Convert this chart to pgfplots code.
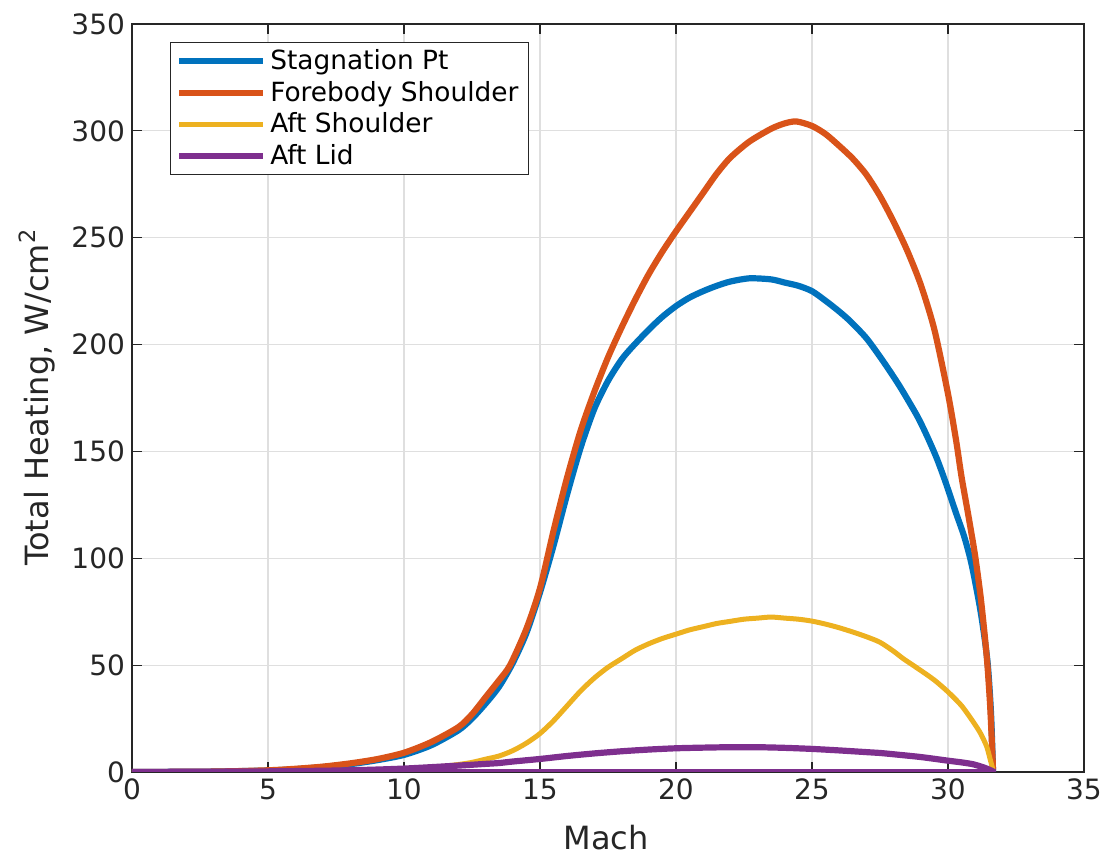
\documentclass[border=0pt]{standalone}
\usepackage{fontspec}
\setmainfont{DejaVu Sans}
\usepackage{pgfplots}
\pgfplotsset{compat=1.18}

\definecolor{mblue}{RGB}{0,114,189}
\definecolor{morange}{RGB}{217,83,25}
\definecolor{myellow}{RGB}{237,177,32}
\definecolor{mpurple}{RGB}{126,47,142}
\definecolor{axgray}{RGB}{38,38,38}

\begin{document}
\begin{tikzpicture}
\begin{axis}[
  scale only axis,
  width=476pt, height=374pt,
  xmin=0, xmax=35, ymin=0, ymax=350,
  xtick={0,5,...,35}, ytick={0,50,...,350},
  /pgf/number format/assume math mode=true,
  tick label style={font=\fontsize{14}{16}\selectfont, text=axgray},
  label style={font=\fontsize{16}{19}\selectfont, text=axgray},
  xlabel={Mach},
  ylabel={Total Heating, W/cm\textsuperscript{2}},
  xlabel style={at={(axis description cs:0.498,-0.088)}, anchor=center},
  ylabel style={at={(axis description cs:-0.0998,0.501)}, anchor=center, rotate=0},
  axis line style={axgray, line width=0.6pt},
  tick style={axgray, line width=0.6pt},
  tick align=inside, major tick length=5pt,
  xmajorgrids, ymajorgrids,
  grid style={gray!25, line width=0.6pt},
  legend cell align=left,
  legend style={at={(axis description cs:0.040,0.976)}, anchor=north west,
    font=\fontsize{13.2}{15}\selectfont, draw=axgray, line width=0.6pt,
    inner xsep=3pt, inner ysep=1.5pt, row sep=0.3pt},
  legend image code/.code={\draw[#1, line width=2.8pt] (0pt,0pt) -- (42pt,0pt);},
]
% Stagnation Pt
\addplot[mblue, line width=3.1pt, smooth, tension=0.45] coordinates {
  (0,0)(3,0.2)(5,0.7)(6,1.3)(7,2.3)(8,3.6)(9,5.5)(10,8)(11,12.5)(12,19.5)(12.5,25)
  (13,32)(13.5,40)(14,51)(14.5,65)(15,84)(15.5,106)(16,130)(16.5,152)(17,170)
  (17.5,183)(18,193)(18.4,199)(19,207)(19.5,213)(20,218)(20.5,222)(21,225)
  (21.5,227.5)(22,229.5)(22.7,231)(23.5,230.5)(24,229)(24.5,227.5)(25,225)
  (25.5,220.5)(26,215.5)(26.4,211)(27,203)(27.6,192.5)(28.2,181)(28.85,167)
  (29.2,158)(29.58,147)(29.9,136)(30.3,121)(30.6,110)(30.87,97)(31.2,75)
  (31.45,52)(31.58,28)(31.65,3)(31.65,0)
};
\addlegendentry{Stagnation Pt}
% Forebody Shoulder
\addplot[morange, line width=3.1pt, smooth, tension=0.45] coordinates {
  (0,0)(3,0.2)(5,0.8)(6,1.5)(7,2.5)(8,4)(9,6)(10,9)(11,14)(12,21)(12.5,27)
  (13,35)(13.5,43)(13.9,50)(14.5,67)(15,86)(15.5,113)(16,138)(16.5,160)
  (17,178)(17.5,194)(18,208)(18.5,221)(19,233)(19.5,243.5)(20,253)(20.5,262)
  (21,271)(21.5,280)(22,287.5)(22.7,295)(23.5,301)(24,303.5)(24.43,304.4)
  (25,302.3)(25.5,298.5)(26,293)(26.5,287)(27,279.5)(27.5,269.5)(28,257.5)
  (28.5,244)(29,228)(29.5,207)(30,177)(30.3,155)(30.5,138)(30.75,120)
  (31,101)(31.2,82)(31.35,64)(31.45,50)(31.55,31)(31.62,12)(31.65,3)(31.65,0)
};
\addlegendentry{Forebody Shoulder}
% Aft Shoulder
\addplot[myellow, line width=2.5pt, smooth, tension=0.45] coordinates {
  (0,0)(5,0.1)(8,0.4)(10,1)(11,2)(12,3.5)(12.5,4.5)(13,6)(13.5,7.5)(14,10)
  (14.5,13.5)(15,18)(15.5,24)(16,31)(16.5,38)(17,44)(17.5,49)(18,53)(18.5,57)
  (19,60)(19.5,62.5)(20,64.5)(20.5,66.5)(21,68)(21.5,69.5)(22,70.5)(22.5,71.5)
  (23,72)(23.5,72.5)(24,72)(24.5,71.5)(25,70.6)(25.5,69.2)(26,67.5)(26.5,65.5)
  (27,63.3)(27.5,60.7)(28,56.5)(28.36,53)(29,47.5)(29.5,43)(30,37.5)(30.5,31)
  (30.93,23.4)(31.2,18)(31.42,12)(31.55,6)(31.65,1)(31.65,0)
};
\addlegendentry{Aft Shoulder}
% Aft Lid
\addplot[mpurple, line width=3.1pt, smooth, tension=0.45] coordinates {
  (0,0)(5,0.3)(8,0.8)(10,1.6)(12,3)(13,3.8)(13.5,4.2)(14,4.9)(15,6.1)(16,7.5)
  (17,8.7)(18,9.7)(19,10.5)(20,11.1)(21,11.4)(22,11.6)(23,11.6)(24,11.3)
  (25,10.8)(26,10.1)(27,9.3)(27.5,8.9)(28,8.3)(29,7)(30,5.3)(30.5,4.5)
  (30.93,3.6)(31.3,2.2)(31.5,1.2)(31.65,0.3)(31.65,0)
};
\addlegendentry{Aft Lid}
% return legs along zero
\addplot[mblue, line width=3.1pt, forget plot] coordinates {(31.65,0)(0,0)};
\addplot[morange, line width=3.1pt, forget plot] coordinates {(31.65,0)(0,0)};
\addplot[myellow, line width=2.5pt, forget plot] coordinates {(31.65,0)(0,0)};
\addplot[mpurple, line width=3.1pt, forget plot] coordinates {(31.65,0)(0,0)};
\end{axis}
\pgfresetboundingbox
\path (-66pt,-43pt) rectangle (492pt,386pt);
\end{tikzpicture}
\end{document}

## REQUIREMENT
From the material above, copy everything exactly but the pictures.

## EXPECTED OUTPUT
Convert this chart to pgfplots code.
\documentclass[border=0pt]{standalone}
\usepackage{fontspec}
\setmainfont{DejaVu Sans}
\usepackage{pgfplots}
\pgfplotsset{compat=1.18}

\definecolor{mblue}{RGB}{0,114,189}
\definecolor{morange}{RGB}{217,83,25}
\definecolor{myellow}{RGB}{237,177,32}
\definecolor{mpurple}{RGB}{126,47,142}
\definecolor{axgray}{RGB}{38,38,38}

\begin{document}
\begin{tikzpicture}
\begin{axis}[
  scale only axis,
  width=476pt, height=374pt,
  xmin=0, xmax=35, ymin=0, ymax=350,
  xtick={0,5,...,35}, ytick={0,50,...,350},
  /pgf/number format/assume math mode=true,
  tick label style={font=\fontsize{14}{16}\selectfont, text=axgray},
  label style={font=\fontsize{16}{19}\selectfont, text=axgray},
  xlabel={Mach},
  ylabel={Total Heating, W/cm\textsuperscript{2}},
  xlabel style={at={(axis description cs:0.498,-0.088)}, anchor=center},
  ylabel style={at={(axis description cs:-0.0998,0.501)}, anchor=center, rotate=0},
  axis line style={axgray, line width=0.6pt},
  tick style={axgray, line width=0.6pt},
  tick align=inside, major tick length=5pt,
  xmajorgrids, ymajorgrids,
  grid style={gray!25, line width=0.6pt},
  legend cell align=left,
  legend style={at={(axis description cs:0.040,0.976)}, anchor=north west,
    font=\fontsize{13.2}{15}\selectfont, draw=axgray, line width=0.6pt,
    inner xsep=3pt, inner ysep=1.5pt, row sep=0.3pt},
  legend image code/.code={\draw[#1, line width=2.8pt] (0pt,0pt) -- (42pt,0pt);},
]
% Stagnation Pt
\addplot[mblue, line width=3.1pt, smooth, tension=0.45] coordinates {
  (0,0)(3,0.2)(5,0.7)(6,1.3)(7,2.3)(8,3.6)(9,5.5)(10,8)(11,12.5)(12,19.5)(12.5,25)
  (13,32)(13.5,40)(14,51)(14.5,65)(15,84)(15.5,106)(16,130)(16.5,152)(17,170)
  (17.5,183)(18,193)(18.4,199)(19,207)(19.5,213)(20,218)(20.5,222)(21,225)
  (21.5,227.5)(22,229.5)(22.7,231)(23.5,230.5)(24,229)(24.5,227.5)(25,225)
  (25.5,220.5)(26,215.5)(26.4,211)(27,203)(27.6,192.5)(28.2,181)(28.85,167)
  (29.2,158)(29.58,147)(29.9,136)(30.3,121)(30.6,110)(30.87,97)(31.2,75)
  (31.45,52)(31.58,28)(31.65,3)(31.65,0)
};
\addlegendentry{Stagnation Pt}
% Forebody Shoulder
\addplot[morange, line width=3.1pt, smooth, tension=0.45] coordinates {
  (0,0)(3,0.2)(5,0.8)(6,1.5)(7,2.5)(8,4)(9,6)(10,9)(11,14)(12,21)(12.5,27)
  (13,35)(13.5,43)(13.9,50)(14.5,67)(15,86)(15.5,113)(16,138)(16.5,160)
  (17,178)(17.5,194)(18,208)(18.5,221)(19,233)(19.5,243.5)(20,253)(20.5,262)
  (21,271)(21.5,280)(22,287.5)(22.7,295)(23.5,301)(24,303.5)(24.43,304.4)
  (25,302.3)(25.5,298.5)(26,293)(26.5,287)(27,279.5)(27.5,269.5)(28,257.5)
  (28.5,244)(29,228)(29.5,207)(30,177)(30.3,155)(30.5,138)(30.75,120)
  (31,101)(31.2,82)(31.35,64)(31.45,50)(31.55,31)(31.62,12)(31.65,3)(31.65,0)
};
\addlegendentry{Forebody Shoulder}
% Aft Shoulder
\addplot[myellow, line width=2.5pt, smooth, tension=0.45] coordinates {
  (0,0)(5,0.1)(8,0.4)(10,1)(11,2)(12,3.5)(12.5,4.5)(13,6)(13.5,7.5)(14,10)
  (14.5,13.5)(15,18)(15.5,24)(16,31)(16.5,38)(17,44)(17.5,49)(18,53)(18.5,57)
  (19,60)(19.5,62.5)(20,64.5)(20.5,66.5)(21,68)(21.5,69.5)(22,70.5)(22.5,71.5)
  (23,72)(23.5,72.5)(24,72)(24.5,71.5)(25,70.6)(25.5,69.2)(26,67.5)(26.5,65.5)
  (27,63.3)(27.5,60.7)(28,56.5)(28.36,53)(29,47.5)(29.5,43)(30,37.5)(30.5,31)
  (30.93,23.4)(31.2,18)(31.42,12)(31.55,6)(31.65,1)(31.65,0)
};
\addlegendentry{Aft Shoulder}
% Aft Lid
\addplot[mpurple, line width=3.1pt, smooth, tension=0.45] coordinates {
  (0,0)(5,0.3)(8,0.8)(10,1.6)(12,3)(13,3.8)(13.5,4.2)(14,4.9)(15,6.1)(16,7.5)
  (17,8.7)(18,9.7)(19,10.5)(20,11.1)(21,11.4)(22,11.6)(23,11.6)(24,11.3)
  (25,10.8)(26,10.1)(27,9.3)(27.5,8.9)(28,8.3)(29,7)(30,5.3)(30.5,4.5)
  (30.93,3.6)(31.3,2.2)(31.5,1.2)(31.65,0.3)(31.65,0)
};
\addlegendentry{Aft Lid}
% return legs along zero
\addplot[mblue, line width=3.1pt, forget plot] coordinates {(31.65,0)(0,0)};
\addplot[morange, line width=3.1pt, forget plot] coordinates {(31.65,0)(0,0)};
\addplot[myellow, line width=2.5pt, forget plot] coordinates {(31.65,0)(0,0)};
\addplot[mpurple, line width=3.1pt, forget plot] coordinates {(31.65,0)(0,0)};
\end{axis}
\pgfresetboundingbox
\path (-66pt,-43pt) rectangle (492pt,386pt);
\end{tikzpicture}
\end{document}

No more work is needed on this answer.